BeritaPerbankan – Kenaikan suku bunga acuan berpotensi mempengaruhi suku bunga simpanan dan kredit perbankan. Namun di tengah tantangan ekonomi saat ini, industri perbankan akan lebih berhati-hati sebelum menaikkan suku bunga simpanan.
Hal itu disampaikan oleh Ketua Bidang Pengkajian & Pengembangan Perbanas, Aviliani. Meskipun Bank Indonesia menaikkan suku bunga acuan pada bulan Agustus dan September 2022, akan tetapi perbankan belum akan menyesuaikan suku bunga simpanan dalam waktu dekat.
Bank akan memperhatikan kemampuan dan risiko debitur sebelum menaikkan suku bunga kredit. Sebab jika bank langsung menaikkan bunga kredit sementara debitur belum memiliki kesiapan membayar akan menimbulkan risiko kredit macet yang merugikan bank.
“Karena akan dilihat kalau debitur menaikkan suku bunga, lalu tidak bisa bayar, kan sebenarnya bank mengalami kerugian, jadi kredit macet,” kata Aviliani dalam CNBC Indonesia Awards 2022, Rabu (26/10/2022).
Aviliani mengatakan perbankan akan menganalisa risiko dan kemampuan bayar debitur. Kenaikan suku bunga simpanan akan menunggu jatuh tempo deposito, yang diperkirakan akan membutuhkan waktu 1-2 bulan untuk melakukan penyesuaian suku bunga simpanan terhadap kenaikan suku bunga acuan.

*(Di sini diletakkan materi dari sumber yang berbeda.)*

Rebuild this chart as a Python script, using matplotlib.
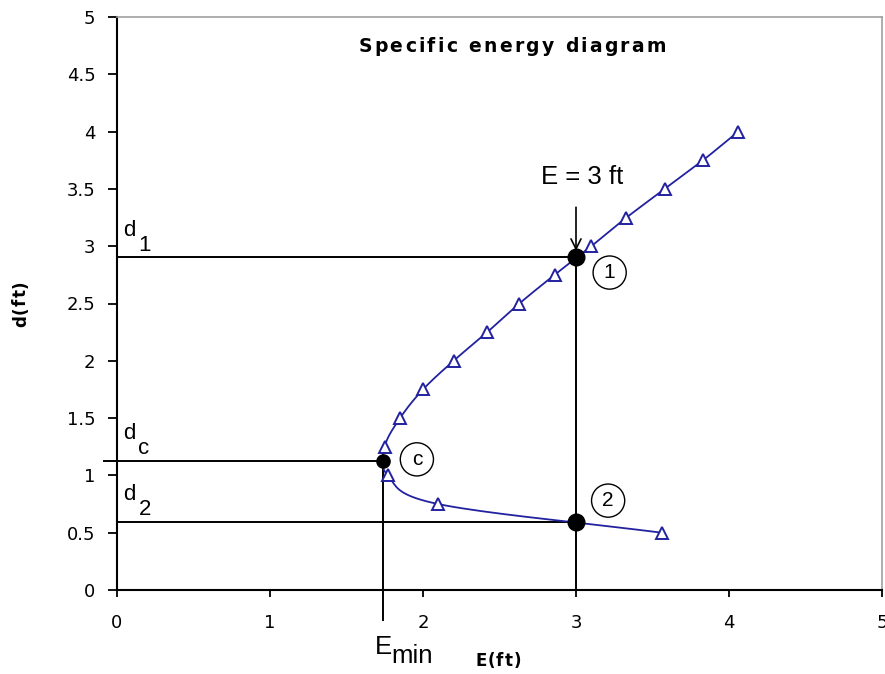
import numpy as np
import matplotlib
matplotlib.use("Agg")
import matplotlib.pyplot as plt
from matplotlib.font_manager import FontProperties
from matplotlib.textpath import text_to_path

# Specific energy curve: depth d (ft) against specific energy E (ft)
depth = [0.5, 0.75, 1.0, 1.25, 1.5, 1.75, 2.0, 2.25, 2.5, 2.75, 3.0, 3.25, 3.5, 3.75, 4.0]
energy = [3.56, 2.10, 1.77, 1.75, 1.85, 2.00, 2.20, 2.42, 2.63, 2.86, 3.10, 3.33, 3.58, 3.83, 4.06]

# Critical state and the two alternate depths for E = 3 ft
e_min = 1.74
d_c = 1.13
e_given = 3.0
d_1 = 2.91
d_2 = 0.59

x_ticks = [0, 1, 2, 3, 4, 5]
y_ticks = [0, 0.5, 1, 1.5, 2, 2.5, 3, 3.5, 4, 4.5, 5]

LINE_BLUE = "#2222a0"
TICK_FONT = "DejaVu Sans"
NOTE_FONT = "Liberation Sans"
DPI = 100


def smooth(xs, ys, n=20):
    """Catmull-Rom curve through the points, like a spreadsheet smoothed line."""
    p = np.column_stack([xs, ys]).astype(float)
    p = np.vstack([p[0] - (p[1] - p[0]), p, p[-1] + (p[-1] - p[-2])])
    out = []
    t = np.linspace(0, 1, n, endpoint=False)[:, None]
    for i in range(1, len(p) - 2):
        p0, p1, p2, p3 = p[i - 1], p[i], p[i + 1], p[i + 2]
        seg = 0.5 * ((2 * p1) + (-p0 + p2) * t + (2 * p0 - 5 * p1 + 4 * p2 - p3) * t ** 2
                     + (-p0 + 3 * p1 - 3 * p2 + p3) * t ** 3)
        out.append(seg)
    out.append(p[-2][None, :])
    out = np.vstack(out)
    return out[:, 0], out[:, 1]


def tracked_text(fig, x_center_px, y_center_px, s, size, tracking_px, rotation=0, **kw):
    """Draw a string with extra letter spacing, centred at a pixel position."""
    prop = FontProperties(family=TICK_FONT, weight="bold", size=size)
    widths = []
    for ch in s:
        w, _, _ = text_to_path.get_text_width_height_descent(ch, prop, ismath=False)
        widths.append(w * DPI / 72.0)
    total = sum(widths) + tracking_px * (len(s) - 1)
    W, H = fig.get_size_inches() * DPI
    pos = -total / 2.0
    for ch, w in zip(s, widths):
        if rotation == 0:
            fx, fy = (x_center_px + pos) / W, 1 - y_center_px / H
        else:
            fx, fy = x_center_px / W, 1 - (y_center_px - pos) / H
        fig.text(fx, fy, ch, fontproperties=prop, ha="left" if rotation == 0 else "center",
                 va="center" if rotation == 0 else "bottom", rotation=rotation, **kw)
        pos += w + tracking_px


fig = plt.figure(figsize=(8.85, 6.74), dpi=DPI)
ax = fig.add_axes([117 / 885, 84 / 674, 765 / 885, 573 / 674])

ax.set_xlim(0, 5)
ax.set_ylim(0, 5)
ax.set_xticks(x_ticks)
ax.set_yticks(y_ticks)
ax.set_xticklabels([f"{v:g}" for v in x_ticks], fontfamily=TICK_FONT, fontsize=13)
ax.set_yticklabels([f"{v:g}" for v in y_ticks], fontfamily=TICK_FONT, fontsize=13)
ax.tick_params(axis="y", direction="out", length=6.5, width=1.3, pad=9, colors="black")
ax.tick_params(axis="x", direction="out", length=5, width=1.3, pad=12, colors="black")

for side in ("left", "bottom"):
    ax.spines[side].set_color("black")
    ax.spines[side].set_linewidth(1.5)
for side in ("top", "right"):
    ax.spines[side].set_color("#a0a0a0")
    ax.spines[side].set_linewidth(1.2)

# Reference lines for the depths and energies
ax.plot([-0.085, e_min], [d_c, d_c], color="black", lw=1.4, clip_on=False, zorder=3)
ax.plot([0, e_given], [d_1, d_1], color="black", lw=1.4, zorder=3)
ax.plot([0, e_given], [d_2, d_2], color="black", lw=1.4, zorder=3)
ax.plot([e_min, e_min], [d_c, -0.26], color="black", lw=1.4, clip_on=False, zorder=3)
ax.plot([e_given, e_given], [0, d_1], color="black", lw=1.4, zorder=3)

# Arrow marking E = 3 ft
ax.annotate("", xy=(e_given, d_1 + 0.05), xytext=(e_given, 3.34),
            arrowprops=dict(arrowstyle="->", color="black", lw=1.2,
                            mutation_scale=18, shrinkA=0, shrinkB=0), zorder=4)
ax.text(e_given + 0.04, 3.6, "E = 3 ft", fontfamily=NOTE_FONT, fontsize=18.5,
        ha="center", va="center")

# Specific energy curve
sx, sy = smooth(energy, depth)
ax.plot(sx, sy, color=LINE_BLUE, lw=1.3, zorder=5)
ax.plot(energy, depth, linestyle="none", marker="^", markersize=9,
        markerfacecolor="white", markeredgecolor=LINE_BLUE, markeredgewidth=1.4, zorder=6)

# Critical point and alternate depths
ax.plot([e_min], [d_c], "o", color="black", markersize=9.5, zorder=7)
ax.plot([e_given, e_given], [d_1, d_2], "o", color="black", markersize=12, linestyle="none", zorder=7)

circ = dict(boxstyle="circle,pad=0.34", fc="white", ec="black", lw=1.0)
ax.text(3.22, 2.77, "1", fontfamily=NOTE_FONT, fontsize=15, ha="center", va="center", bbox=circ, zorder=8)
ax.text(1.96, 1.14, "c", fontfamily=NOTE_FONT, fontsize=15, ha="center", va="center", bbox=circ, zorder=8)
ax.text(3.21, 0.78, "2", fontfamily=NOTE_FONT, fontsize=15, ha="center", va="center", bbox=circ, zorder=8)


# Depth labels with lowered subscripts
def sub_label(x, y, main, sub, size, drop, dx):
    ax.text(x, y, main, fontfamily=NOTE_FONT, fontsize=size, ha="left", va="baseline", clip_on=False)
    ax.text(x + dx, y - drop, sub, fontfamily=NOTE_FONT, fontsize=size, ha="left", va="baseline",
            clip_on=False)


sub_label(0.04, 3.09, "d", "1", 16, 0.13, 0.10)
sub_label(0.04, 1.315, "d", "c", 16, 0.13, 0.10)
sub_label(0.04, 0.784, "d", "2", 16, 0.13, 0.10)

# E_min below the axis
ax.text(1.685, -0.555, "E", fontfamily=NOTE_FONT, fontsize=18.5, ha="left", va="baseline", clip_on=False)
ax.text(1.795, -0.635, "min", fontfamily=NOTE_FONT, fontsize=18.5, ha="left", va="baseline", clip_on=False)

# Title and axis titles, letter-spaced
tracked_text(fig, 512, 47, "Specific energy diagram", 13.5, 2.3)
tracked_text(fig, 498, 661, "E(ft)", 12, 1.0)
tracked_text(fig, 21, 304, "d(ft)", 12, 1.0, rotation=90)

fig.savefig("out.png", dpi=DPI)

Aviliani meminta pemerintah dan Bank Indonesia mampu mengatasi pelemahan nilai tukar rupiah, sebab hal itu turut mempengaruhi biaya produksi perusahaan sehingga cashflow mereka terganggu dan perusahaan berpotensi mengurangi kredit.
Aviliani menambahkan restrukturisasi perlu diperpanjang oleh OJK sebab ada sebagian debitur yang tidak memiliki kemampuan membayar angsuran dan bunga cicilan.
“Dengan kenaikan suku bunga ini kita lihat ada sebagian yang memang perlu restrukturisasi apabila mereka tidak ada kemampuan untuk tidak hanya membayar bunga tetapi juga angsuran,” ujar Aviliani.
Restrukturisasi juga harus dilihat dari aspek khusus, tidak hanya restrukturisasi berdasarkan sektor tertentu namun lebih jauh lagi mempertimbangkan mereka yang berdampak pada meningkatnya angka pengangguran sehingga akan mempengaruhi kemampuan membayar kredit.
“Arahnya restrukturisasi akan diberikan kembali tetapi by sector, by region. Tetapi melihat kondisi sekarang dengan suku bunga seperti ini perlu dipertimbangkan kembali tidak hanya by region, by sector, tetapi mulai dilihat mereka yang akan berdampak pada penganguran. Kemudian akan berdampak pada pinjaman mereka juga,” kata Aviliani.
Untuk mewujudkan hal tersebut diperlukan koordinasi yang baik antara anggota KSSK yaitu Kementerian Keuangan, Bank Indonesia, OJK dan LPS. Terakhir Aviliani mengatakan jika debitur selamat maka perbankan juga akan selamat.
Dalam Rapat Dewan Gubernur (RDG) Bank Indonesia pada 19 Oktober hingga 20 Oktober 2022, BI mengumumkan kenaikan BI7DRR sebesar 50 bps menjadi 4,75 persen, suku bunga Deposit Facility naik 50 bps menjadi 4,00 persen dan suku bunga Lending Facility naik 50 bps menjadi 5,50 persen.
Di sisi lain LPS juga telah memperbaharui suku bunga penjaminan untuk periode 1 Oktober 2022 hingga 31 Januari 2023 menjadi 3,75 persen untuk simpanan rupiah di bank umum, 0,75 persen simpanan dalam valuta asing dan 6,25 persen untuk simpanan di BPR.